An emotional criminal trial in the southern U.S., that has put the issues of race and guns in the crosshairs is drawing to a close. Jurors are expected to start weighing the evidence on Friday in the case against George Zimmerman, charged with killing a black teenager a year-and-a-half ago. The repercussions may extend far beyond the courtroom.
For nearly two weeks jurors have been hearing what happened in this gated Florida community the night George Zimmerman went on patrol as a neighborhood watch coordinator and encountered 17-year-old Trayvon Martin.
Police dispatchers in a phone call told Zimmerman to back off.
There was a fight.

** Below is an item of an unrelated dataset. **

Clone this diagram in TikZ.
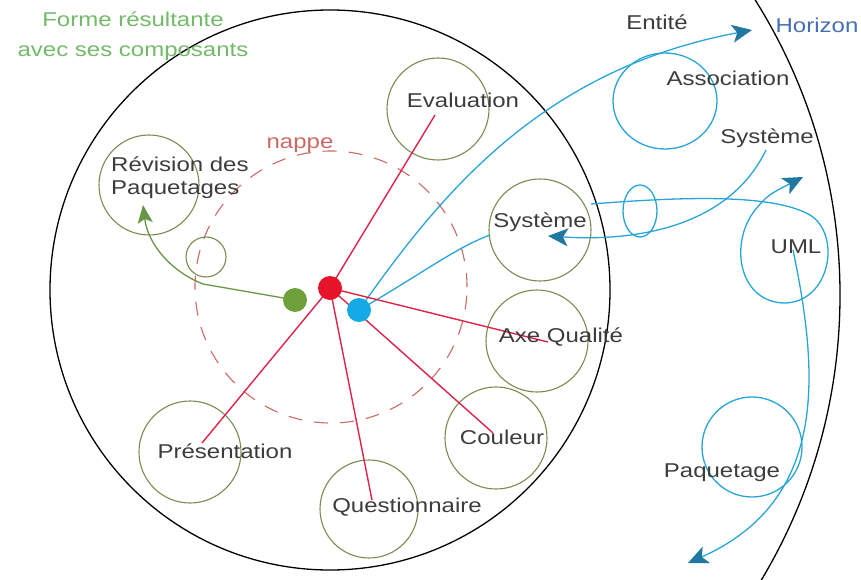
\documentclass[tikz,border=0pt]{standalone}
\usepackage{fontspec}
\setmainfont{Liberation Sans}[FakeStretch=1.2]
\usetikzlibrary{arrows.meta}
\definecolor{gcol}{RGB}{120,140,80}
\definecolor{rcol}{RGB}{222,35,75}
\definecolor{bcol}{RGB}{40,165,215}
\definecolor{dcol}{RGB}{205,105,100}
\definecolor{txtcol}{RGB}{60,60,60}
\definecolor{tipcol}{RGB}{30,120,160}
\definecolor{gtxt}{RGB}{115,185,105}
\definecolor{htxt}{RGB}{70,110,180}
\definecolor{garr}{RGB}{105,150,70}
\definecolor{rdotc}{RGB}{230,20,40}
\definecolor{gdotc}{RGB}{110,160,60}
\definecolor{bdotc}{RGB}{20,170,230}
\begin{document}
\begin{tikzpicture}[x=1pt,y=-1pt,
  comp/.style={draw=gcol,line width=1.1pt,circle,minimum size=#1,inner sep=0pt},
  lbl/.style={text=txtcol,inner sep=0pt,font=\fontsize{20}{23}\selectfont},
  rline/.style={draw=rcol,line width=1.4pt},
  bline/.style={draw=bcol,line width=1.3pt},
  dotn/.style={circle,minimum size=24pt,inner sep=0pt}]
\useasboundingbox (0,0) rectangle (861,580);
% horizon
\begin{scope}
\clip (0,0) rectangle (861,580);
\draw[black,line width=1.3pt] (285,295) circle[radius=555];
\end{scope}
% big world circle
\node[draw=black,line width=1.3pt,circle,minimum size=560pt,inner sep=0pt] (world) at (330,290) {};
% nappe
\node[draw=dcol,line width=1.1pt,dash pattern=on 14pt off 12pt,circle,minimum size=272pt,inner sep=0pt] (nappec) at (331,287) {};
% component circles
\node[comp=102pt] (eval) at (438,109) {};
\node[comp=100pt] (rev) at (149,185) {};
\node[comp=102pt] (sys) at (540,230) {};
\node[comp=102pt] (axe) at (537,341) {};
\node[comp=102pt] (coul) at (496,438) {};
\node[comp=102pt] (pres) at (190,452) {};
\node[comp=98pt] (quest) at (369,509) {};
\node[comp=40pt] (small) at (206,257) {};
% dots positions
\coordinate (rc) at (330,288);
\coordinate (gc) at (295,300);
\coordinate (bc) at (359,310);
% endpoints
\coordinate (evalE) at (435,115);
\coordinate (presE) at (202,443);
\coordinate (questE) at (372,500);
\coordinate (coulE) at (493,433);
\coordinate (axeE) at (548,342);
\coordinate (entTip) at (752,30);
\coordinate (sysW) at (490,235);
\coordinate (s2start) at (766,150);
\coordinate (sysTip) at (548,236);
\coordinate (sysE) at (591,204);
\coordinate (umlTip) at (803,177);
\coordinate (umlS) at (793,250);
\coordinate (paqTip) at (688,563);
\coordinate (gbend) at (203,284);
\coordinate (gtip) at (143,205);
% blue loops
\draw[bline] (640,211) ellipse[x radius=17,y radius=26];
\draw[bline] (665,101) ellipse[x radius=52,y radius=48];
\draw[bline] (752,447) circle[radius=50];
% blue connectors
\draw[bline,-{Stealth[length=20pt,width=18pt,inset=5pt,fill=tipcol,color=tipcol]}] (bc) .. controls (440,195) and (540,70) .. (entTip);
\draw[bline] (bc) .. controls (420,275) and (455,248) .. (sysW);
\draw[bline,-{Stealth[length=20pt,width=18pt,inset=5pt,fill=tipcol,color=tipcol]}] (s2start) .. controls (730,225) and (640,242) .. (sysTip);
\draw[bline,-{Stealth[length=20pt,width=18pt,inset=5pt,fill=tipcol,color=tipcol]}] (sysE) .. controls (670,198) and (770,192) .. (810,215)
  .. controls (842,235) and (830,302) .. (785,303)
  .. controls (740,303) and (728,245) .. (755,210)
  .. controls (768,195) .. (umlTip);
\draw[bline,-{Stealth[length=20pt,width=18pt,inset=5pt,fill=tipcol,color=tipcol]}] (umlS) .. controls (818,370) and (830,500) .. (paqTip);
% green arrow
\draw[draw=garr,line width=1.3pt,
  -{Stealth[length=18pt,width=15pt,inset=4pt,color=garr,fill=garr]}]
  (gc) -- (gbend) .. controls (172,272) and (148,245) .. (gtip);
% red lines
\draw[rline] (rc) -- (evalE);
\draw[rline] (rc) -- (presE);
\draw[rline] (rc) -- (questE);
\draw[rline] (rc) -- (coulE);
\draw[rline] (rc) -- (axeE);
% dots
\node[dotn,fill=rdotc] (rdot) at (rc) {};
\node[dotn,fill=gdotc] (gdot) at (gc) {};
\node[dotn,fill=bdotc] (bdot) at (bc) {};
% labels
\node[lbl] (tEval) at (463,100) {Evaluation};
\node[lbl,align=left,anchor=west] (tRev) at (111,178) {Révision des\\Paquetages};
\node[lbl] (tSys) at (540,222) {Système};
\node[lbl] (tAxe) at (561,337) {Axe Qualité};
\node[lbl] (tCoul) at (502,437) {Couleur};
\node[lbl] (tPres) at (225,451) {Présentation};
\node[lbl] (tQuest) at (407,507) {Questionnaire};
\node[lbl,text=dcol] (tNappe) at (300,145) {nappe};
\node[lbl,text=gtxt,align=center,font=\fontsize{20}{30}\selectfont] (tForme) at (133,36) {Forme résultante\\avec ses composants};
\node[lbl] (tEnt) at (657,22) {Entité};
\node[lbl,text=htxt] (tHor) at (817,25) {Horizon};
\node[lbl] (tAss) at (728,78) {Association};
\node[lbl] (tSys2) at (767,138) {Système};
\node[lbl] (tUML) at (796,247) {UML};
\node[lbl] (tPaq) at (722,473) {Paquetage};
\end{tikzpicture}
\end{document}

Trayvon Martin lay dead. George Zimmerman claimed it was self defense. And for a time, there were no criminal charges.
After angry protests, the state charged Zimmerman with murder.

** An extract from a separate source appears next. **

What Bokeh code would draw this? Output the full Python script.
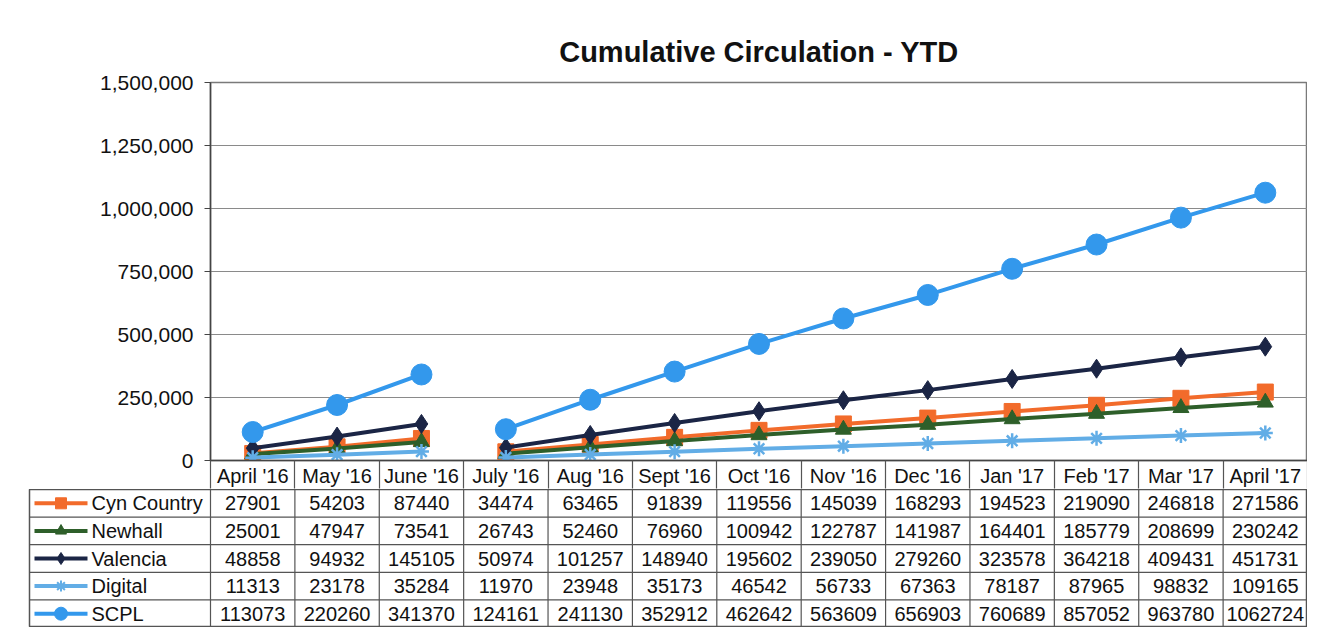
from bokeh.plotting import figure
from bokeh.layouts import column
from bokeh.models import FixedTicker, NumeralTickFormatter, Range1d
from bokeh.embed import file_html
from bokeh.resources import INLINE
from bokeh.core.properties import value

# ---------------- data ----------------
months = ["April '16", "May '16", "June '16", "July '16", "Aug '16", "Sept '16", "Oct '16",
          "Nov '16", "Dec '16", "Jan '17", "Feb '17", "Mar '17", "April '17"]
cyn_country = [27901, 54203, 87440, 34474, 63465, 91839, 119556, 145039, 168293, 194523, 219090, 246818, 271586]
newhall = [25001, 47947, 73541, 26743, 52460, 76960, 100942, 122787, 141987, 164401, 185779, 208699, 230242]
valencia = [48858, 94932, 145105, 50974, 101257, 148940, 195602, 239050, 279260, 323578, 364218, 409431, 451731]
digital = [11313, 23178, 35284, 11970, 23948, 35173, 46542, 56733, 67363, 78187, 87965, 98832, 109165]
scpl = [113073, 220260, 341370, 124161, 241130, 352912, 462642, 563609, 656903, 760689, 857052, 963780, 1062724]
series_names = ["Cyn Country", "Newhall", "Valencia", "Digital", "SCPL"]
series_values = [cyn_country, newhall, valencia, digital, scpl]
y_ticks = [0, 250000, 500000, 750000, 1000000, 1250000, 1500000]
segment_breaks = [0, 3, 13]  # fiscal-year reset after June '16

# ---------------- styles ----------------
colors = ["#F26B2B", "#2E5F2A", "#1B2545", "#62ADE6", "#3398EC"]
markers = ["square", "triangle", "diamond", "asterisk", "circle"]
marker_sizes = [16, 16, 19, 15, 21]
legend_marker_sizes = [11, 11, 12, 11, 13]
FONT = "Liberation Sans"

W = 1307
TOTAL_H = 627
FRAME_L = 210
FRAME_R = 0
TOP = 82
PLOT_H = 379
HEADER_H = 28
TABLE_L = 29
CHART_H = TOP + PLOT_H + HEADER_H

n = len(months)
xs = list(range(n))

# ---------------- chart ----------------
p = figure(width=W, height=CHART_H,
           x_range=Range1d(-0.5, n - 0.5), y_range=Range1d(0, 1500000),
           output_backend="svg", toolbar_location=None,
           min_border_left=FRAME_L, min_border_right=FRAME_R,
           min_border_top=TOP, min_border_bottom=HEADER_H,
           title="Cumulative Circulation - YTD")
try:
    p.frame_align = False
except Exception:
    pass
p.title.text_font = FONT
p.title.text_font_size = "29px"
p.title.text_font_style = "bold"
p.title.align = "center"
p.title.standoff = 29
p.title.text_color = "#111111"

p.outline_line_color = "#7a7a7a"
p.outline_line_width = 1.5
p.background_fill_color = "white"
p.border_fill_color = "white"

p.yaxis.ticker = FixedTicker(ticks=y_ticks)
p.yaxis.formatter = NumeralTickFormatter(format="0,0")
p.yaxis.major_label_text_font = FONT
p.yaxis.major_label_text_font_size = "21px"
p.yaxis.major_label_text_color = "#111111"
p.yaxis.major_tick_out = 6
p.yaxis.major_tick_in = 0
p.yaxis.minor_tick_out = 0
p.yaxis.minor_tick_in = 0
p.yaxis.major_label_standoff = 11
p.yaxis.axis_line_color = "#444444"
p.yaxis.axis_line_width = 1.5
p.yaxis.major_tick_line_color = "#444444"

bounds = [i - 0.5 for i in range(n + 1)]
p.xaxis.ticker = FixedTicker(ticks=xs, minor_ticks=bounds)
p.xaxis.major_label_overrides = {i: m for i, m in enumerate(months)}
p.xaxis.major_tick_out = 0
p.xaxis.major_tick_in = 0
p.xaxis.minor_tick_out = HEADER_H
p.xaxis.minor_tick_in = 0
p.xaxis.minor_tick_line_color = "#555555"
p.xaxis.minor_tick_line_width = 1.2
p.xaxis.major_label_standoff = 4 - HEADER_H
p.xaxis.major_label_text_font = FONT
p.xaxis.major_label_text_font_size = "20px"
p.xaxis.major_label_text_color = "#111111"
p.xaxis.axis_line_color = "#444444"
p.xaxis.axis_line_width = 1.5

p.xgrid.visible = False
p.ygrid.ticker = FixedTicker(ticks=y_ticks)
p.ygrid.grid_line_color = "#8a8a8a"
p.ygrid.grid_line_width = 1.2

for name, vals, col, mk, ms in zip(series_names, series_values, colors, markers, marker_sizes):
    for a, b in zip(segment_breaks[:-1], segment_breaks[1:]):
        p.line(xs[a:b], vals[a:b], line_color=col, line_width=4)
    p.scatter(xs, vals, marker=mk, size=ms, fill_color=col, line_color=col,
              line_width=2.5 if mk == "asterisk" else 1)

# ---------------- data table ----------------
unit = (W - FRAME_L - FRAME_R) / n
x_left = -0.5 - (FRAME_L - TABLE_L) / unit
nrows = len(series_names)

t = figure(width=W, height=TOTAL_H - CHART_H,
           x_range=Range1d(x_left, n - 0.5), y_range=Range1d(0, nrows),
           output_backend="svg", toolbar_location=None,
           min_border_left=TABLE_L, min_border_right=FRAME_R,
           min_border_top=0, min_border_bottom=0)
try:
    t.frame_align = False
except Exception:
    pass
t.axis.visible = False
t.grid.visible = False
t.outline_line_color = "#555555"
t.outline_line_width = 1.5

# cell borders
hy = list(range(nrows + 1))
t.segment(x0=[x_left] * len(hy), y0=hy, x1=[n - 0.5] * len(hy), y1=hy,
          line_color="#555555", line_width=1.2)
t.segment(x0=bounds, y0=[0] * len(bounds), x1=bounds, y1=[nrows] * len(bounds),
          line_color="#555555", line_width=1.2)

# values
tx, ty, tt = [], [], []
for r, vals in enumerate(series_values):
    for i, v in enumerate(vals):
        tx.append(i); ty.append(nrows - r - 0.5); tt.append(str(v))
t.text(x=tx, y=ty, text=tt, text_align="center", text_baseline="middle",
       text_font=value(FONT), text_font_size="20px", text_color="#111111")

# legend keys
key_x0 = x_left + 5 / unit
key_x1 = x_left + 58 / unit
key_xm = (key_x0 + key_x1) / 2
name_x = x_left + 62 / unit
for r, (name, col, mk, ms) in enumerate(zip(series_names, colors, markers, legend_marker_sizes)):
    yc = nrows - r - 0.5
    t.segment(x0=[key_x0], y0=[yc], x1=[key_x1], y1=[yc], line_color=col, line_width=4)
    t.scatter([key_xm], [yc], marker=mk, size=ms, fill_color=col, line_color=col,
              line_width=2 if mk == "asterisk" else 1)
t.text(x=[name_x] * nrows, y=[nrows - r - 0.5 for r in range(nrows)], text=series_names,
       text_align="left", text_baseline="middle",
       text_font=value(FONT), text_font_size="20px", text_color="#111111")

layout = column(p, t, spacing=0)
open("out.html", "w").write(file_html(layout, INLINE))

“Race is unfortunately still a very close to the surface issue in this case," said Jennifer Page, who has been a prosecutor and is now a criminal defense attorney.

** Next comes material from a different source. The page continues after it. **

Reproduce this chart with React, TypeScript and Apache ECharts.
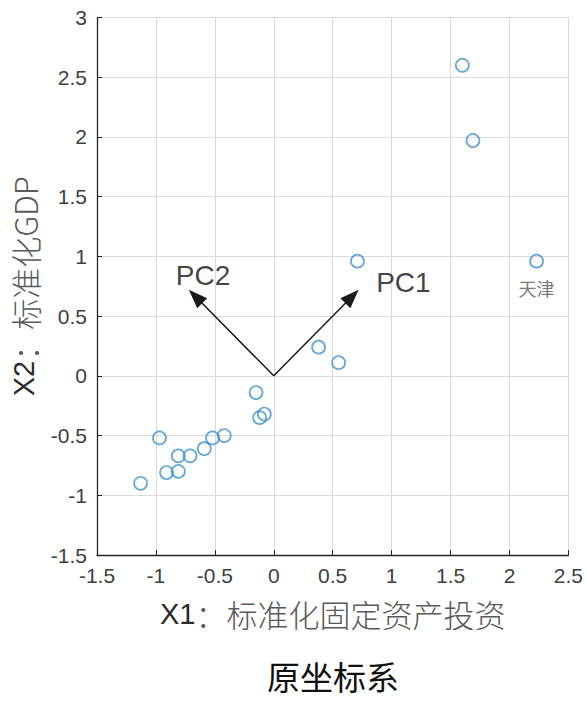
import React, { useEffect, useRef } from "react";
import * as echarts from "echarts";

// Standardized data points: X1 (fixed asset investment), X2 (GDP)
const x1Values = [1.6, 1.69, 0.71, 2.23, 0.38, 0.55, -0.15, -0.12, -0.08, -0.97, -0.42, -0.52, -0.59, -0.71, -0.81, -0.91, -0.81, -1.13];
const x2Values = [2.6, 1.97, 0.96, 0.96, 0.24, 0.11, -0.14, -0.35, -0.32, -0.52, -0.5, -0.52, -0.61, -0.67, -0.67, -0.81, -0.8, -0.9];
const pointNames = ["", "", "", "天津", "", "", "", "", "", "", "", "", "", "", "", "", "", ""];

// Principal component directions (arrow tips)
const pcNames = ["PC1", "PC2"];
const pcTips = [[0.72, 0.72], [-0.72, 0.72]];
const pcLabelPos = [[1.1, 0.78], [-0.6, 0.84]];

const xTicks = { min: -1.5, max: 2.5, interval: 0.5 };
const yTicks = { min: -1.5, max: 3, interval: 0.5 };

const xName = ["X1", "：标准化固定资产投资"];
const yName = ["X2", "：标准化GDP"];
const titleText = "原坐标系";

export default function App() {
  const ref = useRef<HTMLDivElement>(null);
  useEffect(() => {
    if (!ref.current) return;
    const chart = echarts.init(ref.current, undefined, { renderer: "svg" });
    const pts = x1Values.map((x, i) => ({ value: [x, x2Values[i]], name: pointNames[i] }));
    // shorten markLine end so the triangle tip lands on the PC tip
    const shrink = 0.056;
    const arrowData = pcTips.map((t) => [
      { coord: [0, 0], symbol: "none" },
      {
        coord: [t[0] - Math.sign(t[0]) * shrink, t[1] - Math.sign(t[1]) * shrink],
        symbol: "triangle",
        symbolSize: [14, 19],
      },
    ]);
    const axisLabelStyle = { color: "#404040", fontSize: 21, fontFamily: "Liberation Sans, Arial, sans-serif" };
    const nameRich = {
      a: { fontSize: 29, color: "#2b2b2b", fontFamily: "Liberation Sans, Arial, sans-serif" },
      b: { fontSize: 31, color: "#5a5a5a", fontFamily: "Noto Sans CJK SC", fontWeight: 300 },
    };
    chart.setOption({
      animation: false,
      backgroundColor: "#ffffff",
      graphic: [
        {
          type: "text",
          x: 333,
          y: 676,
          style: {
            text: titleText,
            fontSize: 33,
            lineHeight: 33,
            fill: "#111",
            fontFamily: "Noto Sans CJK SC",
            align: "center",
            verticalAlign: "middle",
          },
        },
      ],
      grid: { left: 97, right: 14, top: 17.5, bottom: 146, containLabel: false },
      xAxis: {
        type: "value",
        min: xTicks.min,
        max: xTicks.max,
        interval: xTicks.interval,
        name: `{a|${xName[0]}}{b|${xName[1]}}`,
        nameLocation: "middle",
        nameGap: 43,
        nameTextStyle: { rich: nameRich },
        axisLine: { onZero: false, lineStyle: { color: "#262626", width: 1.3 } },
        axisTick: { inside: true, length: 5, lineStyle: { color: "#262626" } },
        axisLabel: { ...axisLabelStyle, margin: 10 },
        splitLine: { show: true, lineStyle: { color: "#dadada", width: 1 } },
      },
      yAxis: {
        type: "value",
        min: yTicks.min,
        max: yTicks.max,
        interval: yTicks.interval,
        name: `{a|${yName[0]}}{b|${yName[1]}}`,
        nameLocation: "middle",
        nameRotate: 90,
        nameGap: 51,
        nameTextStyle: { rich: nameRich },
        axisLine: { onZero: false, lineStyle: { color: "#262626", width: 1.3 } },
        axisTick: { inside: true, length: 5, lineStyle: { color: "#262626" } },
        axisLabel: { ...axisLabelStyle, margin: 10 },
        splitLine: { show: true, lineStyle: { color: "#dadada", width: 1 } },
      },
      series: [
        {
          type: "scatter",
          symbol: "circle",
          symbolSize: 13,
          data: pts,
          itemStyle: { color: "rgba(0,0,0,0)", borderColor: "#3a8ed0", borderWidth: 1.7 },
          label: {
            show: true,
            position: "bottom",
            distance: 10,
            formatter: (p: any) => p.name,
            fontSize: 18,
            color: "#555",
            fontFamily: "Noto Sans CJK SC",
          },
          markLine: {
            silent: true,
            symbol: ["none", "triangle"],
            label: { show: false },
            lineStyle: { color: "#1a1a1a", width: 1.5, type: "solid" },
            emphasis: { disabled: true },
            data: arrowData,
          },
          z: 3,
        },
        {
          type: "scatter",
          symbolSize: 0,
          silent: true,
          data: pcNames.map((n, i) => ({ value: pcLabelPos[i], name: n })),
          label: {
            show: true,
            position: "inside",
            formatter: (p: any) => p.name,
            fontSize: 28,
            color: "#111",
            fontFamily: "Liberation Sans, Arial, sans-serif",
          },
        },
      ],
    });
    return () => chart.dispose();
  }, []);
  return (
    <div
      ref={ref}
      style={{ position: "absolute", left: 0, top: 0, width: 586, height: 701 }}
    />
  );
}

“The prosecution and the police did not charge George Zimmerman for 44 days which to the black community in Florida was taken as a sign that the life of this young black man did not count for much," she said.
During the final days of testimony, Zimmerman's attorneys bolstered the self-defense claim by demonstrating to jurors how they say their client was forced to fight for his life.
"Were the injuries on Mr. Zimmerman, the back of his head, consistent with someone doing this," asked his lawyer.
Prosecutors argue Martin was visiting his father's fiancée and that Zimmerman picked him out for the way he was dressed - in a gray hoodie similar to this one - deciding then and there that Martin was a dangerous black man who had to be stopped.
Zimmerman faces life behind bars if convicted. But with a case that has touched on racial sensitivities, some Florida police departments are preparing for more protests - and even violence - if the verdict goes the other way.